§ **Given problem**: Repeat the data word for word. Do not include the pictures.

§ **Source excerpt**:
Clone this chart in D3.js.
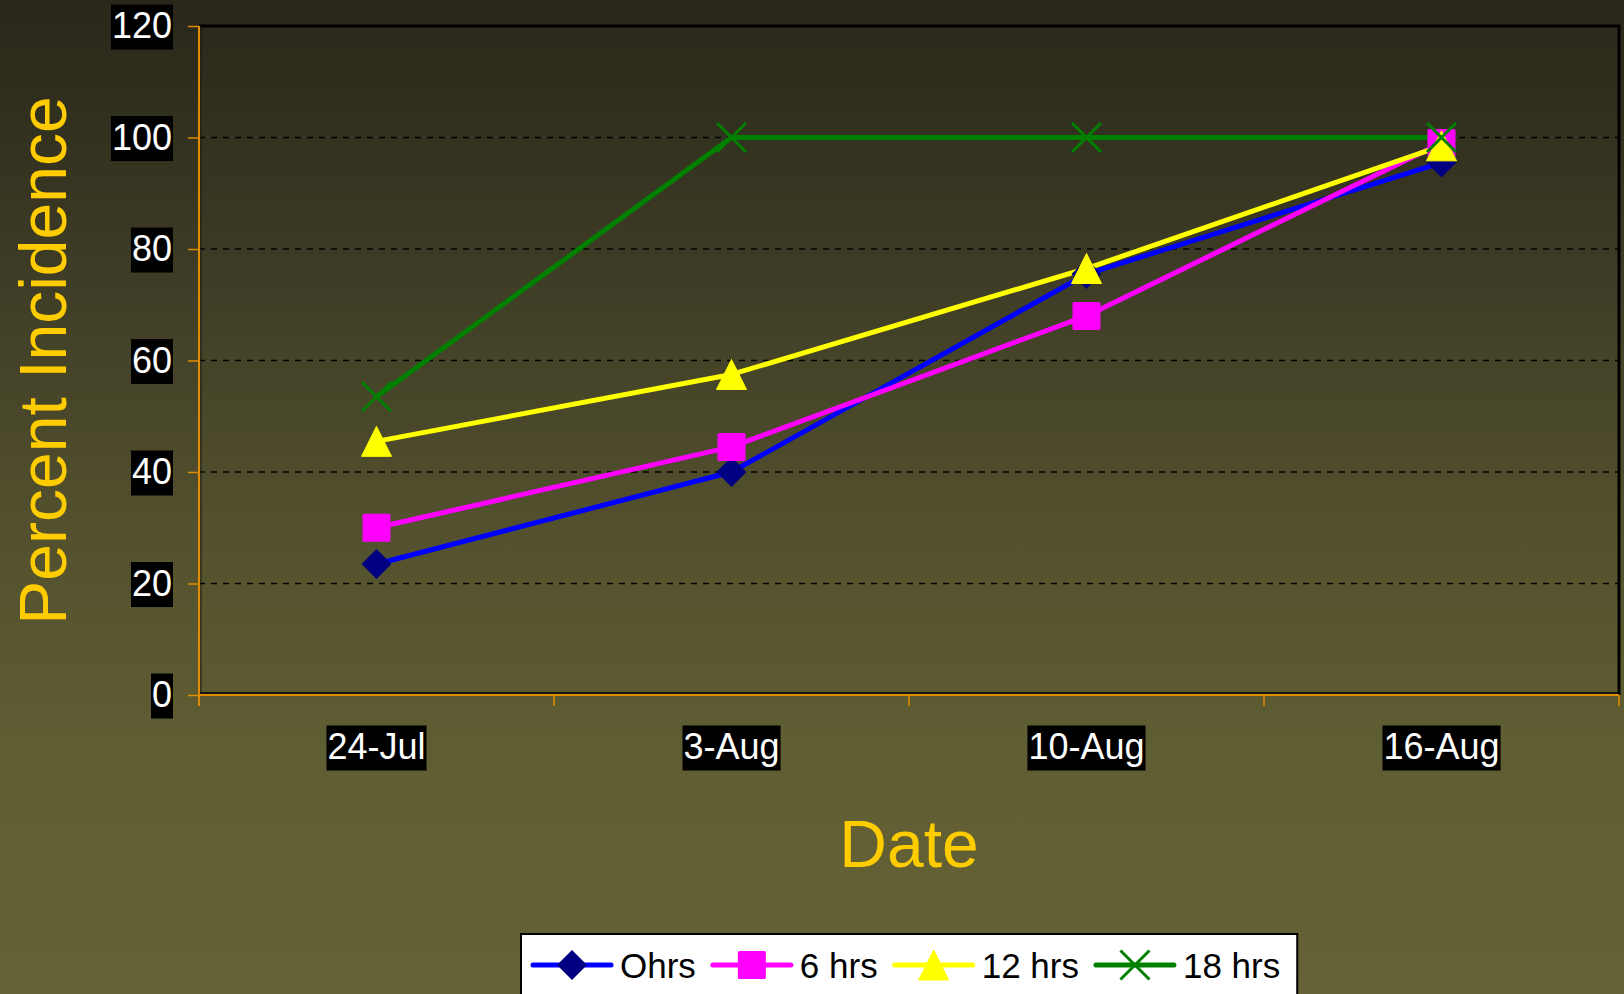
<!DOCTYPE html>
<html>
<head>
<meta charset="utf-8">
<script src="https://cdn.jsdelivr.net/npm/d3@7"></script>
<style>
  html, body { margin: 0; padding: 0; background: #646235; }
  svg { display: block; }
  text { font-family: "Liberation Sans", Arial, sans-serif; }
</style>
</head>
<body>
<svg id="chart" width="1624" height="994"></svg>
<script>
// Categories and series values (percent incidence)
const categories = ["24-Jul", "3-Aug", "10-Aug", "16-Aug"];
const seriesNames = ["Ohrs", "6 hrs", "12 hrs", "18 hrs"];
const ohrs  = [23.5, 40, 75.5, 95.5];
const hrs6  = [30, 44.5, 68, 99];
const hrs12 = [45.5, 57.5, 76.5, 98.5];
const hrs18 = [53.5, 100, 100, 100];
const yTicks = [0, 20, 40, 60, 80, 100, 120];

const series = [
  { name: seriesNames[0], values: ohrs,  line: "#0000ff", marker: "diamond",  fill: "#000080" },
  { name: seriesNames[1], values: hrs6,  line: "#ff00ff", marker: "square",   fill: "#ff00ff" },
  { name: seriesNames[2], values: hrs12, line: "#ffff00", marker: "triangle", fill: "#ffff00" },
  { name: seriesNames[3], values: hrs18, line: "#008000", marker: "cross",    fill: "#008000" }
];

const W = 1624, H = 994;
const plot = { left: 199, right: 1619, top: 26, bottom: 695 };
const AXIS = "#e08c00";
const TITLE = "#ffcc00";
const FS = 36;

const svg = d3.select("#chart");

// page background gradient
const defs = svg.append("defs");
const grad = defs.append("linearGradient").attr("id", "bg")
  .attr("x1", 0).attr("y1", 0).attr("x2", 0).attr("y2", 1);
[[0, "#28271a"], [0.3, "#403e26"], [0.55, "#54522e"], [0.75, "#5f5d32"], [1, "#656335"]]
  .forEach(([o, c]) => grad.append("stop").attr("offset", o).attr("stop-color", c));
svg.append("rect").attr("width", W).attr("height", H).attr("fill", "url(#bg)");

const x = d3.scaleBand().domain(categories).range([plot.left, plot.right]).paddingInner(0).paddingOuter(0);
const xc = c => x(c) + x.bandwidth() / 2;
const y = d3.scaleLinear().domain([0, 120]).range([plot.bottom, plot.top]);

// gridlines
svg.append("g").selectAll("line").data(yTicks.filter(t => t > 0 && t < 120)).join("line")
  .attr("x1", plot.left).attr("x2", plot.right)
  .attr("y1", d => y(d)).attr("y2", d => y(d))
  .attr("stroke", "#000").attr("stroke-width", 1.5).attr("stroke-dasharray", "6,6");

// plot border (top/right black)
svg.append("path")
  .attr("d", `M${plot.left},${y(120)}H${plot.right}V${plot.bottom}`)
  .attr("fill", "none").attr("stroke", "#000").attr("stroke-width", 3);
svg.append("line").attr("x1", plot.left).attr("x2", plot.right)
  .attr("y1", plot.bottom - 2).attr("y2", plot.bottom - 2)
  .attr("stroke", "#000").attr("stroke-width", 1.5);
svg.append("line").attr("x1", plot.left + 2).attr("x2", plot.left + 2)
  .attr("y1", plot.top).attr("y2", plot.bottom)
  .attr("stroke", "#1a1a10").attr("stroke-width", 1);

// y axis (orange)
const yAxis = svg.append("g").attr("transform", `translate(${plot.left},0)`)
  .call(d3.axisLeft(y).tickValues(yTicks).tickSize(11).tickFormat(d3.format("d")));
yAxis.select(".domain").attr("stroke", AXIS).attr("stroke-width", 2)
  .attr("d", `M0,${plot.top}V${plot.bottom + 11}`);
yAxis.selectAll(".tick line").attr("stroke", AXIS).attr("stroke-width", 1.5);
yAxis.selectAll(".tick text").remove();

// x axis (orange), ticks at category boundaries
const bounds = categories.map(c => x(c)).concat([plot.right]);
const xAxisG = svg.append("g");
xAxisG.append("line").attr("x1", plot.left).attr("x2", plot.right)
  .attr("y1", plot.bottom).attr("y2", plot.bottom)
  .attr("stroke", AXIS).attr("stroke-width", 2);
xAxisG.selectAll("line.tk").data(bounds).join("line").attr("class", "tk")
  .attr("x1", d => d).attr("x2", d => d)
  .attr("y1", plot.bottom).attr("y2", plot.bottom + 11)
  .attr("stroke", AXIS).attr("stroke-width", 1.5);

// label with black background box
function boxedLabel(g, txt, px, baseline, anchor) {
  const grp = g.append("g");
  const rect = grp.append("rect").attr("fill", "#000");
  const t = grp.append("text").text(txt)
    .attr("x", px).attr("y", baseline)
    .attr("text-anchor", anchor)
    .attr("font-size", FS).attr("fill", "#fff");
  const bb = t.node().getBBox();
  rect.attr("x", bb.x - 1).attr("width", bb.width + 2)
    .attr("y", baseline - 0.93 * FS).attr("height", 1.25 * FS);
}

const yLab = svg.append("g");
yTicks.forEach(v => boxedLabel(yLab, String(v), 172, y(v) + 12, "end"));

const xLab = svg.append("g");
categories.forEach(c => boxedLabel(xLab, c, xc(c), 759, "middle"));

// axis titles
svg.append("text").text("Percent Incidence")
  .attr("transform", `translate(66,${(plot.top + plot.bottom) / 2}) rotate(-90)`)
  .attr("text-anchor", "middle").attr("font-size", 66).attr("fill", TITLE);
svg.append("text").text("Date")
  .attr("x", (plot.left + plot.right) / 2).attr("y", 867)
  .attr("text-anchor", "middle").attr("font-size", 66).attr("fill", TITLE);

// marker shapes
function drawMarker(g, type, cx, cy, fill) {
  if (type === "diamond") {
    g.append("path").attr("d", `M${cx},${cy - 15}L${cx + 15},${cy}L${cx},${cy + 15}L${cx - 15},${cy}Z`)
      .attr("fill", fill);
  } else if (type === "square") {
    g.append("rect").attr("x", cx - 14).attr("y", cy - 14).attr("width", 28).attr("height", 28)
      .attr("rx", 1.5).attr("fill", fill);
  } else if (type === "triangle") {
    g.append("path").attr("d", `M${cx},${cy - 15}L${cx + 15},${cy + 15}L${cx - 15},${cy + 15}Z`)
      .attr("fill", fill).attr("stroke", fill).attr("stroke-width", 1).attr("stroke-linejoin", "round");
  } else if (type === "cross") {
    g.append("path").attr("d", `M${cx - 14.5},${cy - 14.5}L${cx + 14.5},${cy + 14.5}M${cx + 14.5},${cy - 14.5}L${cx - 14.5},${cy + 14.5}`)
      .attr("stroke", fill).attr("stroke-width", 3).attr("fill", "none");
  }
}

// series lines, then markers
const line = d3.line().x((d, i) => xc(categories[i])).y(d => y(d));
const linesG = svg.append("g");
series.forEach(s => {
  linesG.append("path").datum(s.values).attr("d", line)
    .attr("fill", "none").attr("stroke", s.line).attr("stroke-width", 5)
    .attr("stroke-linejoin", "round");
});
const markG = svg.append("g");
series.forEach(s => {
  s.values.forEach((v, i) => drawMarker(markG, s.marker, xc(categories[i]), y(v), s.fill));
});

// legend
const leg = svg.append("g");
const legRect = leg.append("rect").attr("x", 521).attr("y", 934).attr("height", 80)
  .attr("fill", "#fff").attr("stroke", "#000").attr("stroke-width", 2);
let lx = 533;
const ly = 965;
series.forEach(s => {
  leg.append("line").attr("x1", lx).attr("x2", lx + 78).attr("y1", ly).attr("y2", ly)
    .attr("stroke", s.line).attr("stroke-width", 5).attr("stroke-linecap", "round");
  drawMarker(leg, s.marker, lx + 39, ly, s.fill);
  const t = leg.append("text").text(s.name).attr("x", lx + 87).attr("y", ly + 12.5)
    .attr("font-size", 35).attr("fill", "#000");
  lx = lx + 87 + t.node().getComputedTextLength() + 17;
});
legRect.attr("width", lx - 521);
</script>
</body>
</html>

§ **Answer below**:
Clone this chart in D3.js.
<!DOCTYPE html>
<html>
<head>
<meta charset="utf-8">
<script src="https://cdn.jsdelivr.net/npm/d3@7"></script>
<style>
  html, body { margin: 0; padding: 0; background: #646235; }
  svg { display: block; }
  text { font-family: "Liberation Sans", Arial, sans-serif; }
</style>
</head>
<body>
<svg id="chart" width="1624" height="994"></svg>
<script>
// Categories and series values (percent incidence)
const categories = ["24-Jul", "3-Aug", "10-Aug", "16-Aug"];
const seriesNames = ["Ohrs", "6 hrs", "12 hrs", "18 hrs"];
const ohrs  = [23.5, 40, 75.5, 95.5];
const hrs6  = [30, 44.5, 68, 99];
const hrs12 = [45.5, 57.5, 76.5, 98.5];
const hrs18 = [53.5, 100, 100, 100];
const yTicks = [0, 20, 40, 60, 80, 100, 120];

const series = [
  { name: seriesNames[0], values: ohrs,  line: "#0000ff", marker: "diamond",  fill: "#000080" },
  { name: seriesNames[1], values: hrs6,  line: "#ff00ff", marker: "square",   fill: "#ff00ff" },
  { name: seriesNames[2], values: hrs12, line: "#ffff00", marker: "triangle", fill: "#ffff00" },
  { name: seriesNames[3], values: hrs18, line: "#008000", marker: "cross",    fill: "#008000" }
];

const W = 1624, H = 994;
const plot = { left: 199, right: 1619, top: 26, bottom: 695 };
const AXIS = "#e08c00";
const TITLE = "#ffcc00";
const FS = 36;

const svg = d3.select("#chart");

// page background gradient
const defs = svg.append("defs");
const grad = defs.append("linearGradient").attr("id", "bg")
  .attr("x1", 0).attr("y1", 0).attr("x2", 0).attr("y2", 1);
[[0, "#28271a"], [0.3, "#403e26"], [0.55, "#54522e"], [0.75, "#5f5d32"], [1, "#656335"]]
  .forEach(([o, c]) => grad.append("stop").attr("offset", o).attr("stop-color", c));
svg.append("rect").attr("width", W).attr("height", H).attr("fill", "url(#bg)");

const x = d3.scaleBand().domain(categories).range([plot.left, plot.right]).paddingInner(0).paddingOuter(0);
const xc = c => x(c) + x.bandwidth() / 2;
const y = d3.scaleLinear().domain([0, 120]).range([plot.bottom, plot.top]);

// gridlines
svg.append("g").selectAll("line").data(yTicks.filter(t => t > 0 && t < 120)).join("line")
  .attr("x1", plot.left).attr("x2", plot.right)
  .attr("y1", d => y(d)).attr("y2", d => y(d))
  .attr("stroke", "#000").attr("stroke-width", 1.5).attr("stroke-dasharray", "6,6");

// plot border (top/right black)
svg.append("path")
  .attr("d", `M${plot.left},${y(120)}H${plot.right}V${plot.bottom}`)
  .attr("fill", "none").attr("stroke", "#000").attr("stroke-width", 3);
svg.append("line").attr("x1", plot.left).attr("x2", plot.right)
  .attr("y1", plot.bottom - 2).attr("y2", plot.bottom - 2)
  .attr("stroke", "#000").attr("stroke-width", 1.5);
svg.append("line").attr("x1", plot.left + 2).attr("x2", plot.left + 2)
  .attr("y1", plot.top).attr("y2", plot.bottom)
  .attr("stroke", "#1a1a10").attr("stroke-width", 1);

// y axis (orange)
const yAxis = svg.append("g").attr("transform", `translate(${plot.left},0)`)
  .call(d3.axisLeft(y).tickValues(yTicks).tickSize(11).tickFormat(d3.format("d")));
yAxis.select(".domain").attr("stroke", AXIS).attr("stroke-width", 2)
  .attr("d", `M0,${plot.top}V${plot.bottom + 11}`);
yAxis.selectAll(".tick line").attr("stroke", AXIS).attr("stroke-width", 1.5);
yAxis.selectAll(".tick text").remove();

// x axis (orange), ticks at category boundaries
const bounds = categories.map(c => x(c)).concat([plot.right]);
const xAxisG = svg.append("g");
xAxisG.append("line").attr("x1", plot.left).attr("x2", plot.right)
  .attr("y1", plot.bottom).attr("y2", plot.bottom)
  .attr("stroke", AXIS).attr("stroke-width", 2);
xAxisG.selectAll("line.tk").data(bounds).join("line").attr("class", "tk")
  .attr("x1", d => d).attr("x2", d => d)
  .attr("y1", plot.bottom).attr("y2", plot.bottom + 11)
  .attr("stroke", AXIS).attr("stroke-width", 1.5);

// label with black background box
function boxedLabel(g, txt, px, baseline, anchor) {
  const grp = g.append("g");
  const rect = grp.append("rect").attr("fill", "#000");
  const t = grp.append("text").text(txt)
    .attr("x", px).attr("y", baseline)
    .attr("text-anchor", anchor)
    .attr("font-size", FS).attr("fill", "#fff");
  const bb = t.node().getBBox();
  rect.attr("x", bb.x - 1).attr("width", bb.width + 2)
    .attr("y", baseline - 0.93 * FS).attr("height", 1.25 * FS);
}

const yLab = svg.append("g");
yTicks.forEach(v => boxedLabel(yLab, String(v), 172, y(v) + 12, "end"));

const xLab = svg.append("g");
categories.forEach(c => boxedLabel(xLab, c, xc(c), 759, "middle"));

// axis titles
svg.append("text").text("Percent Incidence")
  .attr("transform", `translate(66,${(plot.top + plot.bottom) / 2}) rotate(-90)`)
  .attr("text-anchor", "middle").attr("font-size", 66).attr("fill", TITLE);
svg.append("text").text("Date")
  .attr("x", (plot.left + plot.right) / 2).attr("y", 867)
  .attr("text-anchor", "middle").attr("font-size", 66).attr("fill", TITLE);

// marker shapes
function drawMarker(g, type, cx, cy, fill) {
  if (type === "diamond") {
    g.append("path").attr("d", `M${cx},${cy - 15}L${cx + 15},${cy}L${cx},${cy + 15}L${cx - 15},${cy}Z`)
      .attr("fill", fill);
  } else if (type === "square") {
    g.append("rect").attr("x", cx - 14).attr("y", cy - 14).attr("width", 28).attr("height", 28)
      .attr("rx", 1.5).attr("fill", fill);
  } else if (type === "triangle") {
    g.append("path").attr("d", `M${cx},${cy - 15}L${cx + 15},${cy + 15}L${cx - 15},${cy + 15}Z`)
      .attr("fill", fill).attr("stroke", fill).attr("stroke-width", 1).attr("stroke-linejoin", "round");
  } else if (type === "cross") {
    g.append("path").attr("d", `M${cx - 14.5},${cy - 14.5}L${cx + 14.5},${cy + 14.5}M${cx + 14.5},${cy - 14.5}L${cx - 14.5},${cy + 14.5}`)
      .attr("stroke", fill).attr("stroke-width", 3).attr("fill", "none");
  }
}

// series lines, then markers
const line = d3.line().x((d, i) => xc(categories[i])).y(d => y(d));
const linesG = svg.append("g");
series.forEach(s => {
  linesG.append("path").datum(s.values).attr("d", line)
    .attr("fill", "none").attr("stroke", s.line).attr("stroke-width", 5)
    .attr("stroke-linejoin", "round");
});
const markG = svg.append("g");
series.forEach(s => {
  s.values.forEach((v, i) => drawMarker(markG, s.marker, xc(categories[i]), y(v), s.fill));
});

// legend
const leg = svg.append("g");
const legRect = leg.append("rect").attr("x", 521).attr("y", 934).attr("height", 80)
  .attr("fill", "#fff").attr("stroke", "#000").attr("stroke-width", 2);
let lx = 533;
const ly = 965;
series.forEach(s => {
  leg.append("line").attr("x1", lx).attr("x2", lx + 78).attr("y1", ly).attr("y2", ly)
    .attr("stroke", s.line).attr("stroke-width", 5).attr("stroke-linecap", "round");
  drawMarker(leg, s.marker, lx + 39, ly, s.fill);
  const t = leg.append("text").text(s.name).attr("x", lx + 87).attr("y", ly + 12.5)
    .attr("font-size", 35).attr("fill", "#000");
  lx = lx + 87 + t.node().getComputedTextLength() + 17;
});
legRect.attr("width", lx - 521);
</script>
</body>
</html>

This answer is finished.